The beliefs of the Enlightenment harmonize each other and perpetuate a virtuous cycle. The Enlightenment ideals work with and feed off each other to create progress, and it is in this cohesiveness that they truly shine. We must never grow so passionate in our skepticism and admiration for science that we forget our need for religious tolerance, for example, and an attempt at progress should never come at the cost of individual liberty. Just as our government has multiple branches that act as checks on each others’ power, so Enlightenment ideals caution us against dangerous extremism and reinforce another Enlightenment ideal: Fraternity.

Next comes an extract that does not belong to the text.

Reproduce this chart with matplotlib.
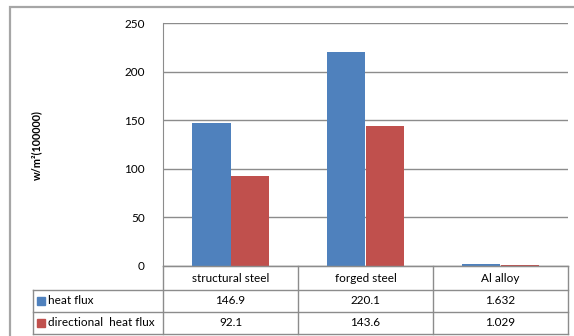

The Enlightenment mindset is both a weapon we can wield defensively and a tool we can use to build. The Enlightenment philosophy finds a balance between the sort of rabid autonomy that is unwilling to sympathize with others on one extreme against the other extreme of relinquishing our personal responsibilities and acquiescing to whatever evil a mob asks of us. A sharpened Enlightenment worldview guards us against institutions that would persecute us, embedding superstitious limits into our classrooms, bedrooms, and minds. An Enlightenment mindset also gives us the drive and judiciousness to build up those institutions which feed, cure, and educate us. The two centuries since the Enlightenment have paid back the promise of progress with generous interest. Yet with progress comes comfort, and we could easily turn our inheritance into a burden if we regard this hard-won legacy as a given.
Science, reason, acceptance, and individuality are not innate but must be learned and taught. The ideals that made our longer, healthier, and more entertaining lives possible are devolving into half-remembered platitudes that eventually won’t be remembered at all. We should seek to be worthy heirs. We should recognize the ideas that have guided our civilization from the crown’s tyranny to the Declaration of Independence to the Constitution to our ever-growing expansion of tolerance and liberties. The journey of the Enlightenment is far from concluded, and its unimagined culmination of decimating poverty, sickness, and ignorance is worth continuing. Worthy heirs understand, apply, and develop Enlightenment ideals, thus enabling the next generation to do the same.